**TASK REQUIREMENTS:** Return precisely the span of lines from the top of the material below to the line containing "(yserv) at (0,328);", both included. Pictures are excluded.

** start DATASET CONTENT **

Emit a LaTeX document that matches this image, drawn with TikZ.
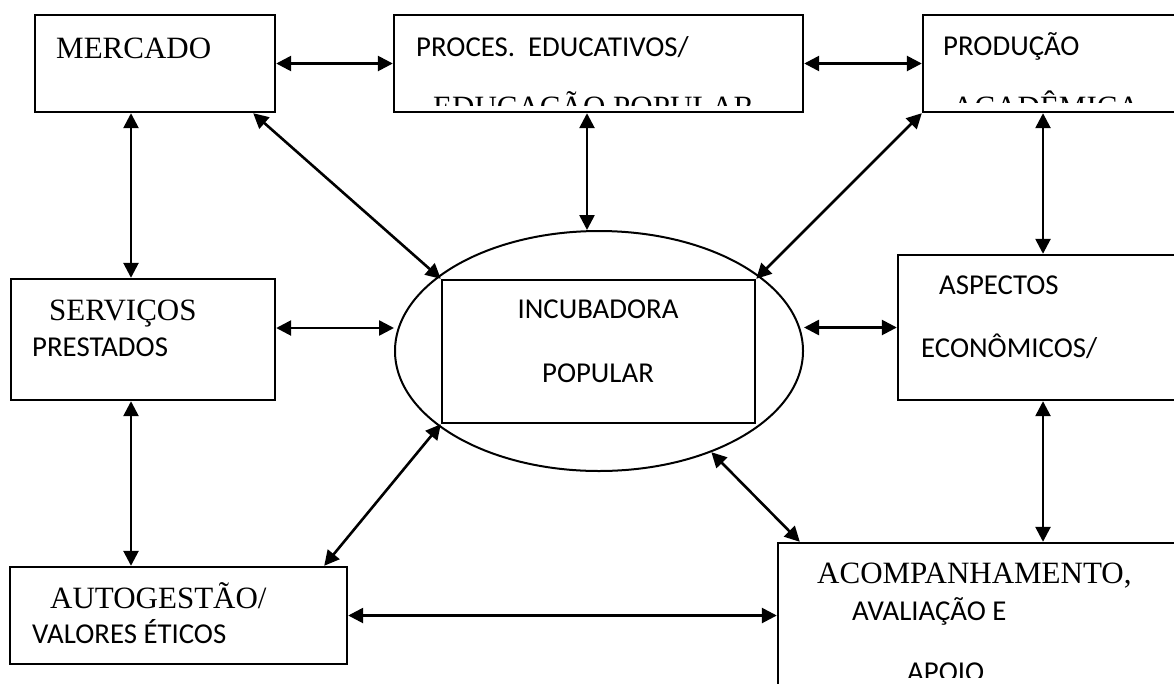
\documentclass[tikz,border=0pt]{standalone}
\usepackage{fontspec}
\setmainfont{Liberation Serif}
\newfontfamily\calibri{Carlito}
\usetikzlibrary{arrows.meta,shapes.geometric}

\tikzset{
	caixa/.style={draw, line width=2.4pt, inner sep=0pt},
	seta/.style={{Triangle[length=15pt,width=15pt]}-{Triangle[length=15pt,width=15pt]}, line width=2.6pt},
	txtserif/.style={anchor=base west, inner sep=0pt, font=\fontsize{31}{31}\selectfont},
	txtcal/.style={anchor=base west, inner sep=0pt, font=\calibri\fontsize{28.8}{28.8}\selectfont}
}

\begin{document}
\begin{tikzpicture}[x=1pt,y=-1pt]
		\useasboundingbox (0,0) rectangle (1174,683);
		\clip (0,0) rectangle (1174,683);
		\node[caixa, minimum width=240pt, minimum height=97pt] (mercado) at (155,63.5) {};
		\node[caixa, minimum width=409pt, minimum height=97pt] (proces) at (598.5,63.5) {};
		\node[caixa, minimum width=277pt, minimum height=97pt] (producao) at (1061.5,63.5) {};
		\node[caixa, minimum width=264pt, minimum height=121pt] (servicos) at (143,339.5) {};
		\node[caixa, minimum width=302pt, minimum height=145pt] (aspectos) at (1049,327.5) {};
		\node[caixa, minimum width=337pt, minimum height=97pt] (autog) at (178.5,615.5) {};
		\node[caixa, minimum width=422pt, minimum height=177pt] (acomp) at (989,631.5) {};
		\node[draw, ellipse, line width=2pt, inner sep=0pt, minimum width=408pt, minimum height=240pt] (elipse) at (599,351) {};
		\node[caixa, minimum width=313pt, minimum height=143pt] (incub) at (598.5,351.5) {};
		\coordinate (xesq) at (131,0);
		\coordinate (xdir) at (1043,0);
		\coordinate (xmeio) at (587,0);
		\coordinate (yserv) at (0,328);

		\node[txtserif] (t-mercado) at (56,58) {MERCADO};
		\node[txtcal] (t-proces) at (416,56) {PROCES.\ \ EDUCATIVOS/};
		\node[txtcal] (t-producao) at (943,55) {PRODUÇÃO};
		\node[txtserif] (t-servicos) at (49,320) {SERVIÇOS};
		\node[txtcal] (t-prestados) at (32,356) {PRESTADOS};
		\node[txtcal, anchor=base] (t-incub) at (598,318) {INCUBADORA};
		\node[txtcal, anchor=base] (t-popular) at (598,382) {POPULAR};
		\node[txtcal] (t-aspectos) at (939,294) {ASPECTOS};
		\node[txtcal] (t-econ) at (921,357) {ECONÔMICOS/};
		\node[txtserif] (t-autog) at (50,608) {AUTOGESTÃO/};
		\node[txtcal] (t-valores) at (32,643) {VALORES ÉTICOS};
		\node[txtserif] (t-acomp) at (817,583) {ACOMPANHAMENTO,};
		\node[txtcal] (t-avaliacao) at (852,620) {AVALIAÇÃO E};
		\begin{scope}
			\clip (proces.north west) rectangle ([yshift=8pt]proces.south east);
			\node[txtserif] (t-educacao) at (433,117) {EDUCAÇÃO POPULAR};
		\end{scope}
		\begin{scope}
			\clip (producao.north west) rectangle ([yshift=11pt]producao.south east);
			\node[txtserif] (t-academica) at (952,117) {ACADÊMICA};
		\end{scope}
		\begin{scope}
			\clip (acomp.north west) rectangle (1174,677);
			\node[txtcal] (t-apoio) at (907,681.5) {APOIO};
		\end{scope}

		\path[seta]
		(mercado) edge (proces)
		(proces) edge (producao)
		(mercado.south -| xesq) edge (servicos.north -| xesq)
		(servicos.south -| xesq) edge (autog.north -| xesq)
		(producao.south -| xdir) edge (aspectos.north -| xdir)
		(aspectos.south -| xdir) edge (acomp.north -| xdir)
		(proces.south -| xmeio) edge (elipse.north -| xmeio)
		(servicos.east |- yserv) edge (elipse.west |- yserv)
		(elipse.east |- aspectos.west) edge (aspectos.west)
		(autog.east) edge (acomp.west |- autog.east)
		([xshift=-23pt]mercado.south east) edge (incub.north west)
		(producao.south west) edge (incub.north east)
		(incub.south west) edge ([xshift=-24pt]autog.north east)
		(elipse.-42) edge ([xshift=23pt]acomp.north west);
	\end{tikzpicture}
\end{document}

** end DATASET CONTENT **

**TASK ANSWER:**
Emit a LaTeX document that matches this image, drawn with TikZ.
\documentclass[tikz,border=0pt]{standalone}
\usepackage{fontspec}
\setmainfont{Liberation Serif}
\newfontfamily\calibri{Carlito}
\usetikzlibrary{arrows.meta,shapes.geometric}

\tikzset{
	caixa/.style={draw, line width=2.4pt, inner sep=0pt},
	seta/.style={{Triangle[length=15pt,width=15pt]}-{Triangle[length=15pt,width=15pt]}, line width=2.6pt},
	txtserif/.style={anchor=base west, inner sep=0pt, font=\fontsize{31}{31}\selectfont},
	txtcal/.style={anchor=base west, inner sep=0pt, font=\calibri\fontsize{28.8}{28.8}\selectfont}
}

\begin{document}
\begin{tikzpicture}[x=1pt,y=-1pt]
		\useasboundingbox (0,0) rectangle (1174,683);
		\clip (0,0) rectangle (1174,683);
		\node[caixa, minimum width=240pt, minimum height=97pt] (mercado) at (155,63.5) {};
		\node[caixa, minimum width=409pt, minimum height=97pt] (proces) at (598.5,63.5) {};
		\node[caixa, minimum width=277pt, minimum height=97pt] (producao) at (1061.5,63.5) {};
		\node[caixa, minimum width=264pt, minimum height=121pt] (servicos) at (143,339.5) {};
		\node[caixa, minimum width=302pt, minimum height=145pt] (aspectos) at (1049,327.5) {};
		\node[caixa, minimum width=337pt, minimum height=97pt] (autog) at (178.5,615.5) {};
		\node[caixa, minimum width=422pt, minimum height=177pt] (acomp) at (989,631.5) {};
		\node[draw, ellipse, line width=2pt, inner sep=0pt, minimum width=408pt, minimum height=240pt] (elipse) at (599,351) {};
		\node[caixa, minimum width=313pt, minimum height=143pt] (incub) at (598.5,351.5) {};
		\coordinate (xesq) at (131,0);
		\coordinate (xdir) at (1043,0);
		\coordinate (xmeio) at (587,0);
		\coordinate (yserv) at (0,328);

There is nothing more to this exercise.